もらう指輪を決めている女性が苦手
今回の日刊かきあつめテーマである「#指輪」と聞いて思い出した。独身ばかりが集まるの飲み会である女性が言っていた話だ。独り身の人たちが集まれば、自然と結婚の話にもなる。その時に結婚指輪の話題になった。
「私、欲しい結婚指輪が決めてあるの」
彼女はなぜその結婚指輪が欲しいのか、エピソードを語ってくれた。このままそのエピソードを書きたいのだが、いかんせん覚えていない。
まったく興味がない、というか、その話を聞きながら別のことを考え始めていたからだ。
(理想があるのは素敵なことだけど、そこまで具体的に決めていることがあるのなら、式や生活についても理想が強そう・・・)
理想があることは素敵なことだけど、それを話して共感してくれて、実現してくれる男がどれだけいるのだろうか。もはや男でなくても、人類探しても理想を一緒に叶えてくれる人なんて滅多にいないだろう。
しかし反面、羨ましくもある。そこまで具体的な理想を持って、大っぴらに話せる勇気。今はこうして独り身だらけの飲み会にいるが、そのうちきっと結婚するに違いない。

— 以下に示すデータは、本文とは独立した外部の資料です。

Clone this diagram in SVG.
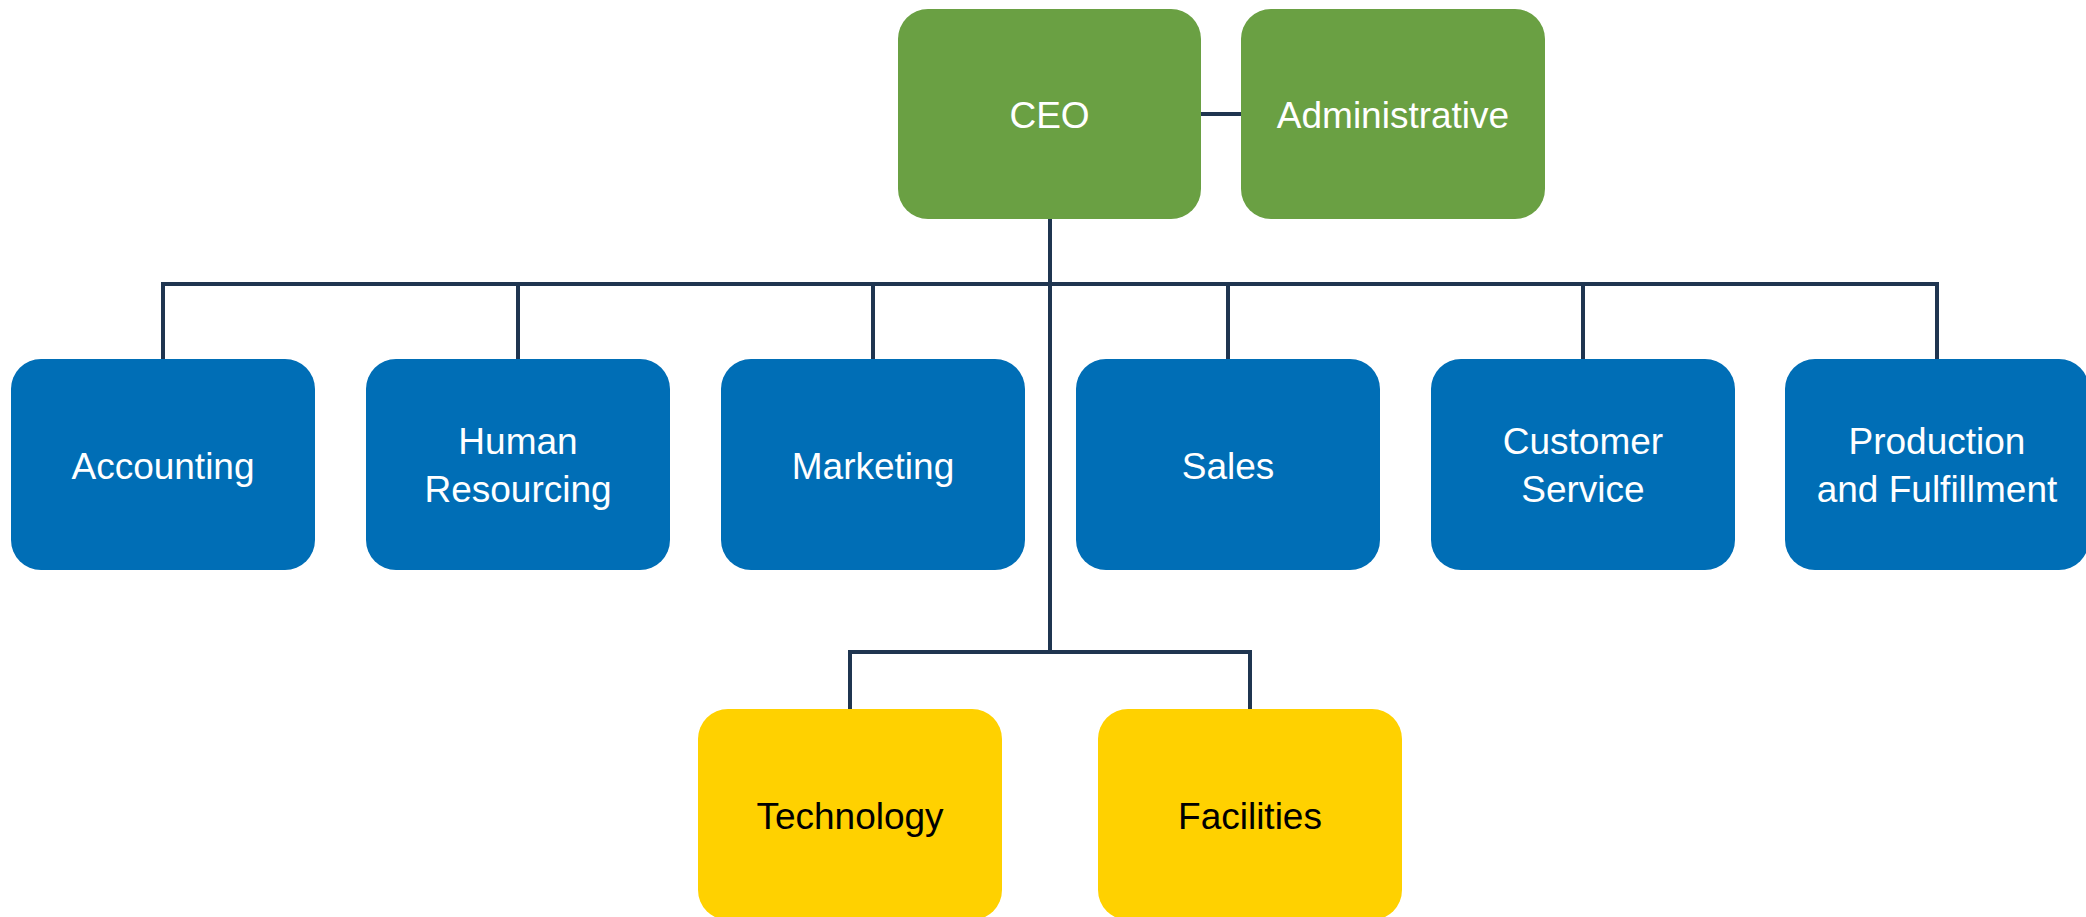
<svg xmlns="http://www.w3.org/2000/svg" width="2086" height="917" viewBox="0 0 2086 917">
<style>
.box{rx:30px;ry:30px;}
.g{fill:#6AA043;}
.b{fill:#006EB6;}
.y{fill:#FFD100;}
.t{font-family:"Liberation Sans",Arial,sans-serif;font-size:37px;text-anchor:middle;fill:#FFFFFF;}
.tk{fill:#000000;}
.ln{stroke:#1F3550;stroke-width:4;fill:none;stroke-linecap:square;}
</style>
<rect width="2086" height="917" fill="#FFFFFF"/>
<g id="connectors" class="ln">
<line x1="1201" y1="114" x2="1241" y2="114"/>
<line x1="1050" y1="219" x2="1050" y2="652"/>
<line x1="163" y1="284" x2="1937" y2="284"/>
<line x1="163" y1="284" x2="163" y2="359"/>
<line x1="518" y1="284" x2="518" y2="359"/>
<line x1="873" y1="284" x2="873" y2="359"/>
<line x1="1228" y1="284" x2="1228" y2="359"/>
<line x1="1583" y1="284" x2="1583" y2="359"/>
<line x1="1937" y1="284" x2="1937" y2="359"/>
<line x1="850" y1="652" x2="1250" y2="652"/>
<line x1="850" y1="652" x2="850" y2="709"/>
<line x1="1250" y1="652" x2="1250" y2="709"/>
</g>
<g id="ceo"><rect class="box g" x="898" y="9" width="303" height="210"/><text class="t" x="1049.5" y="128">CEO</text></g>
<g id="administrative"><rect class="box g" x="1241" y="9" width="304" height="210"/><text class="t" x="1393" y="128">Administrative</text></g>
<g id="accounting"><rect class="box b" x="11" y="359" width="304" height="211"/><text class="t" x="163" y="479">Accounting</text></g>
<g id="human-resourcing"><rect class="box b" x="366" y="359" width="304" height="211"/><text class="t" x="518" y="454">Human</text><text class="t" x="518" y="502">Resourcing</text></g>
<g id="marketing"><rect class="box b" x="721" y="359" width="304" height="211"/><text class="t" x="873" y="479">Marketing</text></g>
<g id="sales"><rect class="box b" x="1076" y="359" width="304" height="211"/><text class="t" x="1228" y="479">Sales</text></g>
<g id="customer-service"><rect class="box b" x="1431" y="359" width="304" height="211"/><text class="t" x="1583" y="454">Customer</text><text class="t" x="1583" y="502">Service</text></g>
<g id="production"><rect class="box b" x="1785" y="359" width="304" height="211"/><text class="t" x="1937" y="454">Production</text><text class="t" x="1937" y="502">and Fulfillment</text></g>
<g id="technology"><rect class="box y" x="698" y="709" width="304" height="211"/><text class="t tk" x="850" y="829">Technology</text></g>
<g id="facilities"><rect class="box y" x="1098" y="709" width="304" height="211"/><text class="t tk" x="1250" y="829">Facilities</text></g>
</svg>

彼女に対して「そんな考えだから君は独りなんだ」という声も聞こえてきそうだが、やっぱりそもそも「自分の理想」がないことには、いかに周りから言い寄られても、たとえ指輪が手元にあっても、渡す相手を選ぶことは出来ないんじゃないか。
そんな気弱な男が主人公で、周りの美女に翻弄されるコメディ映画が『指輪をはめたい』だ。
製薬会社の営業マンで気弱な男・輝彦はある日、頭を打って記憶をなくしてしまう。目を覚ました輝彦のカバンの中に婚約指輪を見つけるが、誰に渡そうとしていたのか思い出せない。いずれ女性の方からやってくるだろうと思っていたら、彼女らしき3人の女性が現れてしまう・・・。
気弱な輝彦を演じるのは山田孝之。彼は本当に何でもできる役者だけど、ボケもせずに腑抜けた役をやるなんてこの映画くらいではなかろうか。そして彼女らしき3人の女性は、小西真奈美、真木よう子、池脇千鶴と、全員魅力的にすぎる。
自分だったら選べないな~と思っていると、案の定、輝彦も選べない。3人ともそれぞれ違った魅力があるから。しかし女性たちは輝彦のいつもと違う様子に「これはいよいよプロポーズあるの・・・かな?」と思っているのがまた面白い。
そして最後は・・・と、話したいところだけど、ここまで。物語の結末は意外なところで、もはや笑えない、と思えたりするので気になった方は見て欲しい。
結局のところ、周囲にどんな素敵な人がいようと、自分の中で判断する軸がなければ決められない。素敵だなあ、って見ているだけで。指輪をはめたいなら決めないと。決まらないのは「決めることから逃げてるだけ」だったりする。
でももしこの映画の女性たちが、「もらう指輪を決めている女性」だったら、輝彦はあっさり選べていたかもしれないと思うと、ちょっと笑える。